In his notes Stephen Walsh perceptively relates this
section to the words in the Apocrypha: “Divine grace
is dancing … ye who dance not know not what we know.” But
it’s also relevant to recall that Stravinsky himself
said that the allegro was inspired by the image of the
prophet Elijah going up to heaven in his fiery chariot.

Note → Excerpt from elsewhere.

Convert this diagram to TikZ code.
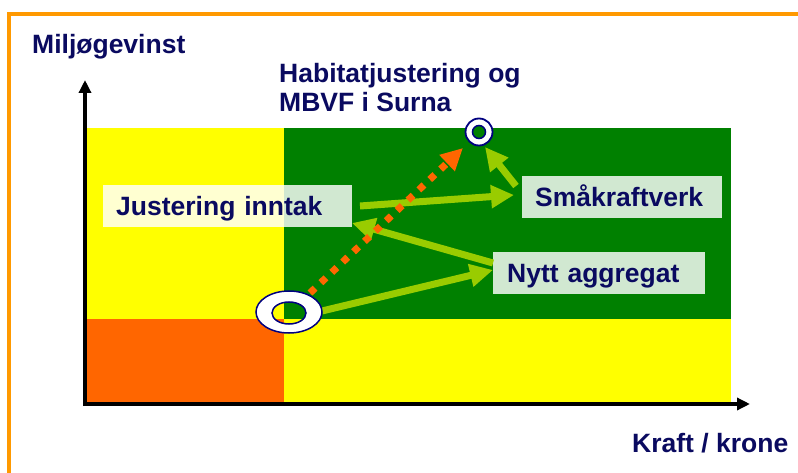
\documentclass[tikz,border=0pt]{standalone}
\usepackage{fontspec}
\setmainfont{Liberation Sans}
\usetikzlibrary{arrows.meta}
\definecolor{frameor}{HTML}{FF9900}
\definecolor{ylw}{HTML}{FFFF00}
\definecolor{grn}{HTML}{008000}
\definecolor{redor}{HTML}{FF6600}
\definecolor{lime}{HTML}{99CC00}
\definecolor{navy}{HTML}{0A0A60}
\definecolor{ringc}{HTML}{000080}
\begin{document}
\begin{tikzpicture}[x=1pt,y=-1pt,
  lbl/.style={inner sep=0pt, text=navy, font=\fontsize{26.5}{29}\selectfont\bfseries},
  labelbox/.style={fill=white, fill opacity=0.82, text opacity=1, text=navy,
    font=\fontsize{26.5}{29}\selectfont\bfseries, inner xsep=13pt, inner ysep=0pt,
    minimum height=41.5pt, align=left, text height=19pt, text depth=0pt, anchor=north west},
  axisline/.style={line width=4pt, -{Triangle[length=13pt,width=12pt]}},
  garrow/.style={lime, line width=7pt, -{Triangle[length=23pt,width=22pt]}},
  oarrow/.style={redor, line width=7pt, dash pattern=on 7pt off 8pt, -{Triangle[length=22pt,width=21pt]}}
]
\clip (0,0) rectangle (798,473);
\fill[white] (0,0) rectangle (798,473);
\draw[frameor, line width=4pt] (9,14) rectangle (840,520);
% quadrants
\fill[ylw] (85,128) rectangle (731,404);
\fill[grn] (284,128) rectangle (731,319);
\fill[redor] (85,319) rectangle (284,404);
% axes
\coordinate (yfoot) at (85,406);
\coordinate (ytip) at (85,80);
\coordinate (xfoot) at (83,404);
\coordinate (xtip) at (750,404);
\draw[axisline] (yfoot) -- (ytip);
\draw[axisline] (xfoot) -- (xtip);
% labels
\node[lbl, anchor=base west] (ylab) at (32,54) {Miljøgevinst};
\node[lbl, anchor=base west] (xlab) at (632,452) {Kraft / krone};
\node[lbl, anchor=base west] (hab1) at (279,83) {Habitatjustering og};
\node[lbl, anchor=base west] (hab2) at (279,112) {MBVF i Surna};
% boxes
\node[labelbox, text width=223pt] (just) at (103,185) {Justering inntak};
\node[labelbox, text width=174pt] (smaa) at (522,176) {Småkraftverk};
\node[labelbox, text width=184pt, inner xsep=14pt] (nytt) at (493,252) {Nytt aggregat};
% connector end points
\coordinate (a1s) at (322,311);
\coordinate (a1e) at (493,270);
\coordinate (a2s) at (493,263);
\coordinate (a2e) at (352,223);
\coordinate (a3s) at (360,206);
\coordinate (a3e) at (514,195);
\coordinate (a4s) at (516,186);
\coordinate (a4e) at (485,147);
\coordinate (o1s) at (310,293);
\coordinate (o1e) at (463,148);
\draw[garrow] (a1s) -- (a1e);
\draw[garrow] (a2s) -- (a2e);
\draw[garrow] (a3s) -- (a3e);
\draw[garrow] (a4s) -- (a4e);
\draw[oarrow] (o1s) -- (o1e);
% rings
\coordinate (bigring) at (289,312);
\coordinate (bighole) at (289,313);
\coordinate (smallring) at (479,132);
\fill[white, even odd rule] (bigring) ellipse [x radius=33pt, y radius=21pt]
  (bighole) ellipse [x radius=17pt, y radius=11pt];
\draw[ringc, line width=1.5pt] (bigring) ellipse [x radius=33pt, y radius=21pt];
\draw[ringc, line width=1.5pt] (bighole) ellipse [x radius=17pt, y radius=11pt];
\draw[ringc, fill=white, line width=1.8pt] (smallring) circle [radius=13.5pt];
\draw[ringc, fill=grn, line width=1.5pt] (smallring) circle [radius=6.5pt];
\end{tikzpicture}
\end{document}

The biting playing of the Berliners and the precision
of the choir mean that this whole passage is articulated
very well indeed. Given the celebratory text of the psalm
one might expect the music to continue in this jubilant
vein right through to the end. But Stravinsky is never
predictable and as early as 5:25 - in a movement lasting
12:32 in this performance - he eases right back and,
as Walsh says, “the dance slows to a ritual sway”, which
lasts right through to the end. In Michael Steinberg’s
evocative description “the music settles into a different,
deeply inward kind of ecstasy, whose musical expression
here is all timeless, motionless quiet.” Rattle and his
forces are just as successful at realising Stravinsky’s
vision here, as they were when the music was all ablaze
and brimming with life.
Finally
we hear
Symphony in C. The composition of this work
occupied Stravinsky between 1938 and 1940. During some
of this time he was distracted by the serious illness of
his first wife, Catherine and of their two daughters. His
wife and one of his daughters succumbed to their illnesses
and, if this were not enough, Stravinsky himself endured
a period of ill health. But none of this is apparent to
the listener to
Symphony in C. Amazingly – and perhaps
as a conscious reaction to and release from his troubles – Stravinsky
produced a predominantly positive work, very firmly in
the neo-classical style, albeit in Stephen Walsh’s memorable
phrase, “the key of C major is a highly ambiguous beast
which seems to be forever locking horns with E minor.”
The
work is much more conventionally scored than the other
two works on the disc. Rattle brings energy and an airy
feeling to his performance and, yet again, he makes sure
the music is rhythmically alive. It’s interesting that
Michael Steinberg, in his aforementioned essay on the symphony,
states that scores of some Haydn symphonies were often
to be found on Stravinsky’s desk while he was writing this
particular work. That seems to be quite relevant because
I’ve always thought that Haydn is a composer that Rattle
conducts well, though I know this isn’t a view that’s universally
shared.
In
the second movement, much of which is like an Italianate
song, there’s some fine work by the principal oboe player
and the music is played with delicacy and no little finesse
by the Berliners. Having said that, they also bring appropriate
energy to the more propulsive section (2:58 to 4:29). I
like the playful zest in the third movement. The finale
opens somewhat mysteriously and Rattle catches the mood
well. When the pace of the music picks up (1:31) the strings
dig in vigorously and some listeners may feel they’re recorded
a bit too closely. From here on the reading buzzes with
vitality until, in a masterstroke, Stravinsky slows the
music right down for a tranquil ending. In this performance
the music glows gently in this section. The quiet wind
chords (from 6:52) seem to recall the ‘Laudate’ finale
of
Symphony of Psalms, the memory made the sharper
by the juxtaposition of the two works on the same disc.
Sometimes I find Stravinsky’s music a bit forbidding but
I enjoyed this account of
Symphony in C very much.
These
are recordings taken from concerts in the Philharmonie.
One can’t know how much patching and editing has gone on
but the feel of a live performance comes across, though
the audience is commendably silent. I’ve read comments
in various places to the effect that the recorded sound
in some of Rattle’s previous live Berlin recordings has
been too close. I must say that in those recordings that
I’ve heard I’ve not experienced any problems with the recorded
sound, nor have I done on this occasion, with the possible
exception of the point I made in the preceding paragraph.
This is a very successful
collection of three major orchestral works by Stravinsky.
There’s considerable logic in having these three works
on the same disc and as the performances are uniformly
good this makes a desirable package.